Oceans already provide a huge CO2 sink. Henry’s law means that as the concentration of CO2 in the atmosphere increases, the concentration of CO2 in the oceans also increases. It is estimated that the oceans are a sink for around 25% of the atmospheric CO2 emitted by human activities each year (although the effects of this on ocean life are far from completely positive).

What the oceans are very effective at, thanks to their enormous surface area, is absorbing CO2 from the atmosphere. Captura and Planetary are seeking to harness this power via technology dubbed ‘Direct Ocean Capture’.

Fishing for carbon with Captura

Captura’s process revolves around the intake of a stream of ocean water into their process, which undergoes processing to reduce its CO2 content, the CO2 being drawn off as a gas stream, with the low-CO2 stream then being discharged to the ocean to facilitate further drawdown of CO2 in the atmosphere in accordance with Henry’s law.

The process relies on the electrodialysis of brine to produce acid and base streams. The acid stream is added to the ocean water first, causing evolution of gaseous CO2 that can be captured, with the base subsequently being added to (almost) restore the pH of the now low-CO2 ocean water. The captured gaseous CO2 can be transported for permanent storage, typically via sequestration. Meanwhile, the low-CO2 ocean water is returned to the ocean, where it can absorb more CO2 from the atmosphere to reach the Henry’s law equilibrium once again.




Captura are hoping that substituting the enormous air contactors of typical DAC systems with the ocean surface, and the substantially higher concentration of CO2 in seawater compared to the air, will make their process highly competitive on a cost-per-tonne of CO2 basis and straightforward to scale up.

Ocean trials are already underway with a modest 1 tonne per year pilot plant operating on Newport Beach, CA and a 100 tonne per year pilot facility promised for early 2023.

However, a perennial problem for all ‘engineered’ CDR solutions is the need to improve the energy efficiency of their processes. For any CDR solution, it is clearly critical that the quantity of CO2 removed by the process exceeds the CO2 emissions associated with carrying out that process. These emissions primarily arise from the generation of the energy to power these processes and the production of the other resources they use. To combat the first, the pilot plant is running on solar power. The second is a harder problem to solve, but Captura are already looking to partner with desalination plants in order to utilise the brine these plants produce as a waste product, rather than Captura generating brine from a portion of the seawater they take in. Continuing to nudge the efficiency figures upwards will be key to its large-scale viability.

Planetary – Back to Basic

Planetary’s approach relies on a process known as Ocean Alkalinity Enhancement. Making oceans more alkaline promotes the reaction of dissolved CO2 to bicarbonate and carbonate ions that can then be mineralised, reducing the CO2 concentration of the oceans, which can then absorb more CO2 from the atmosphere to restore the Henry’s law equilibrium.

However, Planetary are not only seeking to reduce atmospheric CO2 concentration with their Accelerated Carbon Transition (ACT) platform but want to provide several co-benefits as well.

Across the globe, over 3 billion tonnes of metal ore is mined each year, which results in around 12 km3 of mine tailings.
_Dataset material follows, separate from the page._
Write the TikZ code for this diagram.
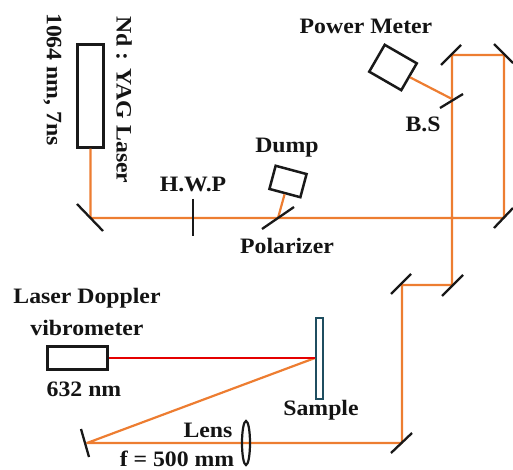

The ACT platform is seeking to do something about this waste product.

Electro-geochemical processing of mine tailings with water and a renewable energy source allows Planetary to use a waste product to generate the necessary base, in this case a hydroxide stream, to add to the ocean to enhance its alkalinity, whilst also producing valuable metals such as nickel and cobalt, and hydrogen gas as by-products.


However, Planetary’s approach is not without its challenges. Beyond the concerns about other possible impacts of substantially increasing local ocean alkalinity, Planetary also acknowledges the need to ensure that the monitoring, reporting and verification of the atmospheric CO2 reductions resulting from its process are watertight.

Go forth and multiply

Whilst DAC is certainly still leading the way for commercially deployable carbon dioxide removal solutions, the future looks bright for ocean-based processes. Whilst promising on paper, the real questions will be whether Captura or Planetary will be able to scale up in time to hit the 1000 tonnes per year target to be in the running for the XPRIZE grand prize in 2025 and the $50m that comes with it.

Whatever the outcome of the XPRIZE, it will be vital that the carbon removal industry continues to pursue all the different avenues for sucking CO2 from the skies if we are to hit the 10 gigatonne target for annual carbon dioxide removal set by the IPCC for 2050.